Não é possível deixar de assinalar que o
Barão considerava interessante que as mulheres, enquanto esposas, apreciassem
os prazeres desportivos dos maridos e, enquanto mães, orientassem a educação
física dos seus filhos. Atitudes paternalistas como esta, um antifeminismo
primário, a defesa da superioridade branca e o apoio mais ou menos declarado ao
nazismo foram tirando protagonismo e poder a Pierre de Coubertin. Retirou-se
para a Suiça, sem fortuna, morrendo em 1937, em Genebra.
2.
As mulheres nos
Jogos Olímpicos
Feminização dos desportos e provas no programa
olímpico
Quase tão lenta
como a evolução do número de mulheres atletas nos Jogos foi a introdução no
programa
olímpico
dos desportos e provas que lhes foram sendo permitidos.

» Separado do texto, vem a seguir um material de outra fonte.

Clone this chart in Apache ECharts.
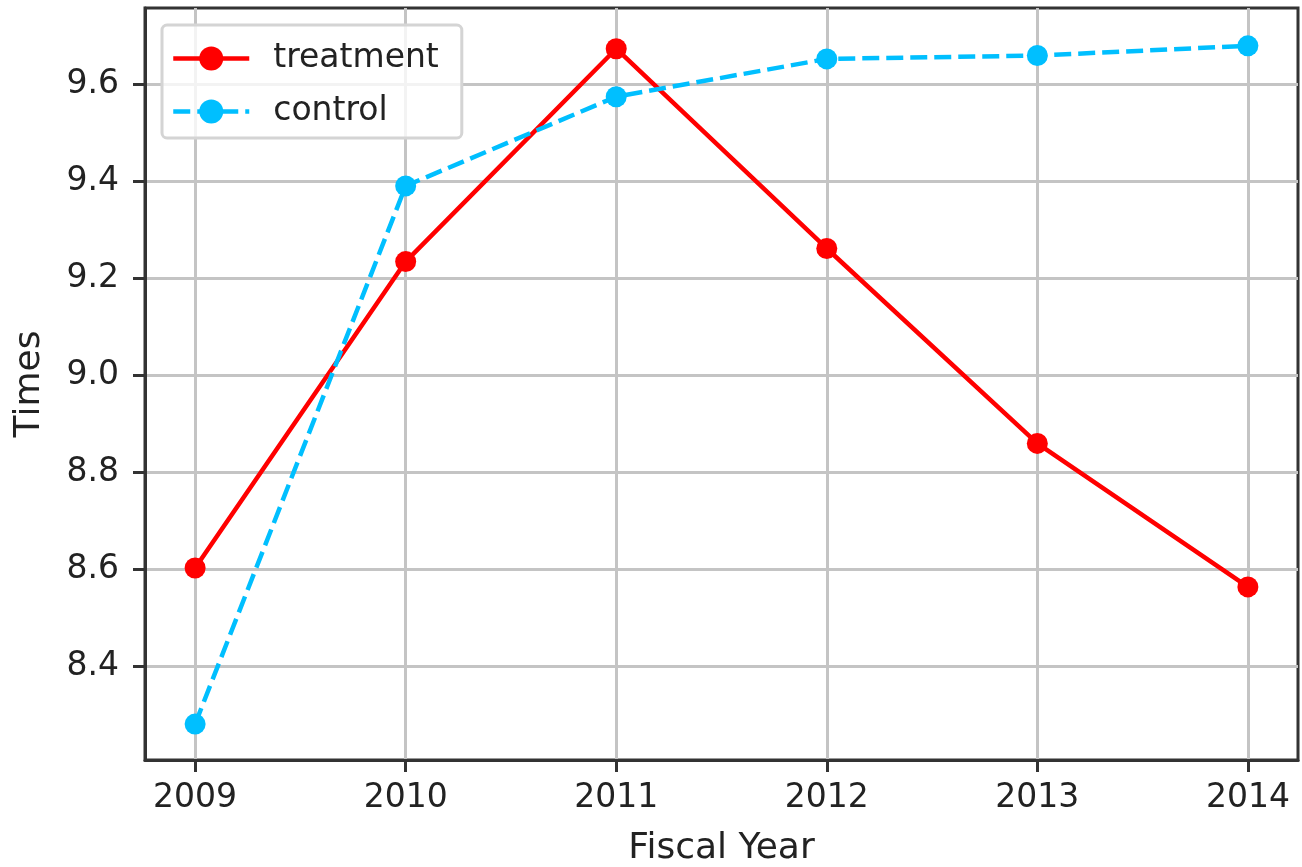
<!DOCTYPE html>
<html>
<head>
<meta charset="utf-8">
<title>Times by fiscal year</title>
<script src="https://cdn.jsdelivr.net/npm/echarts@6/dist/echarts.min.js"></script>
<style>
  html, body { margin: 0; padding: 0; background: #fff; }
  #chart { width: 1302px; height: 867px; }
</style>
</head>
<body>
<div id="chart"></div>
<script>
// values
var years = [2009, 2010, 2011, 2012, 2013, 2014];
var treatment = [8.603, 9.235, 9.674, 9.262, 8.86, 8.564];
var control = [8.281, 9.391, 9.575, 9.653, 9.66, 9.68];
var yTicks = [8.4, 8.6, 8.8, 9.0, 9.2, 9.4, 9.6];

var font = "DejaVu Sans";
var chart = echarts.init(document.getElementById("chart"));

function pairs(ys) {
  return years.map(function (x, i) { return [x, ys[i]]; });
}

chart.setOption({
  animation: false,
  textStyle: { fontFamily: font },
  grid: {
    left: 145, right: 4, top: 8, bottom: 107,
    outerBoundsMode: "none",
    show: true, borderColor: "#333", borderWidth: 3
  },
  legend: {
    left: 162, top: 25,
    orient: "vertical",
    padding: [17, 23, 10, 9],
    itemWidth: 76, itemHeight: 30, itemGap: 20,
    backgroundColor: "rgba(255,255,255,0.8)",
    borderColor: "#d4d4d4", borderWidth: 3, borderRadius: 5,
    lineStyle: { width: 4.5 },
    textStyle: { fontFamily: font, fontSize: 33, color: "#222", padding: [0, 0, 0, 19] },
    data: ["treatment", "control"]
  },
  xAxis: {
    type: "value",
    min: 2008.762, max: 2014.238,
    name: "Fiscal Year", nameLocation: "middle", nameGap: 71,
    nameTextStyle: { fontFamily: font, fontSize: 36, color: "#222" },
    axisLine: { lineStyle: { color: "#333", width: 3 } },
    axisTick: { show: true, length: 12, lineStyle: { color: "#333", width: 3 }, customValues: years },
    axisLabel: { customValues: years, margin: 22, fontFamily: font, fontSize: 33, color: "#222",
      formatter: function (v) { return String(v); } },
    splitLine: { show: true, lineStyle: { color: "#c4c4c4", width: 3 } }
  },
  yAxis: {
    type: "value",
    min: 8.207, max: 9.758,
    name: "Times", nameLocation: "middle", nameGap: 97,
    nameTextStyle: { fontFamily: font, fontSize: 36, color: "#222" },
    axisLine: { show: true, lineStyle: { color: "#333", width: 3 } },
    axisTick: { show: true, length: 12, lineStyle: { color: "#333", width: 3 }, customValues: yTicks },
    axisLabel: { customValues: yTicks, margin: 26, fontFamily: font, fontSize: 33, color: "#222",
      formatter: function (v) { return v.toFixed(1); } },
    splitLine: { show: true, lineStyle: { color: "#c4c4c4", width: 3 } }
  },
  series: [
    {
      name: "treatment", type: "line", data: pairs(treatment),
      symbol: "circle", symbolSize: 21,
      lineStyle: { color: "#ff0000", width: 4.5 },
      itemStyle: { color: "#ff0000" }
    },
    {
      name: "control", type: "line", data: pairs(control),
      symbol: "circle", symbolSize: 21,
      lineStyle: { color: "#00bfff", width: 4.5, type: [17, 7] },
      itemStyle: { color: "#00bfff" }
    }
  ]
});
</script>
</body>
</html>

Durante os primeiros 75 anos do
século XX, as oportunidades das mulheres foram frustradas pelo fanatismo e
ignorância de alguns dirigentes desportivos e pela noção errada de que as
mulheres eram muito frágeis para praticar desportos ou que a capacidade
atlética era incompatível com a “verdadeira” feminilidade. Durante décadas,
apenas foi permitido às mulheres a competição olímpica num reduzido número de
desportos e de provas.(…)
Se considerarmos que grande parte do
atual programa olímpico foi definido nas primeiras cinco olimpíadas (1896 a
1912) as mulheres tiveram de esperar 100 ou mais anos para poderem competir em
provas como, por exemplo, o Triplo Salto, Salto com Vara e Lançamento do
Martelo, Sabre (Esgrima); Halterofilismo, Luta Livre, Pólo Aquático ou Fosso
Olímpico (Tiro). Esperaram entre 84 e 96 anos para serem autorizadas a competir
nas provas de Ciclismo em Pista ou em Estrada (…) e na Maratona.
A inclusão desta última prova nos
eventos femininos, em 1984, parecia ser capaz de derrubar o mito da fragilidade
dos corpos das mulheres.
A progressão dos recordes nesta
distância, alcançados por homens e por mulheres, mostra-nos que os corpos das
mulheres são poderosos e capazes de sempre se superarem. Com efeito, enquanto
os maratonistas, em 94 anos, melhoraram o tempo na distância em 50 minutos, as
atletas da maratona em 77 anos conseguiram tirar 1 hora e 25 minutos ao tempo
necessário para percorrer os 42,195 metros.
Cruz, I., Silva, P., Gomes, P. (2006). Deusas e guerreiras dos Jogos Olímpicos. Lisboa:
Comissão para a Igualdade e para os Direitos das Mulheres.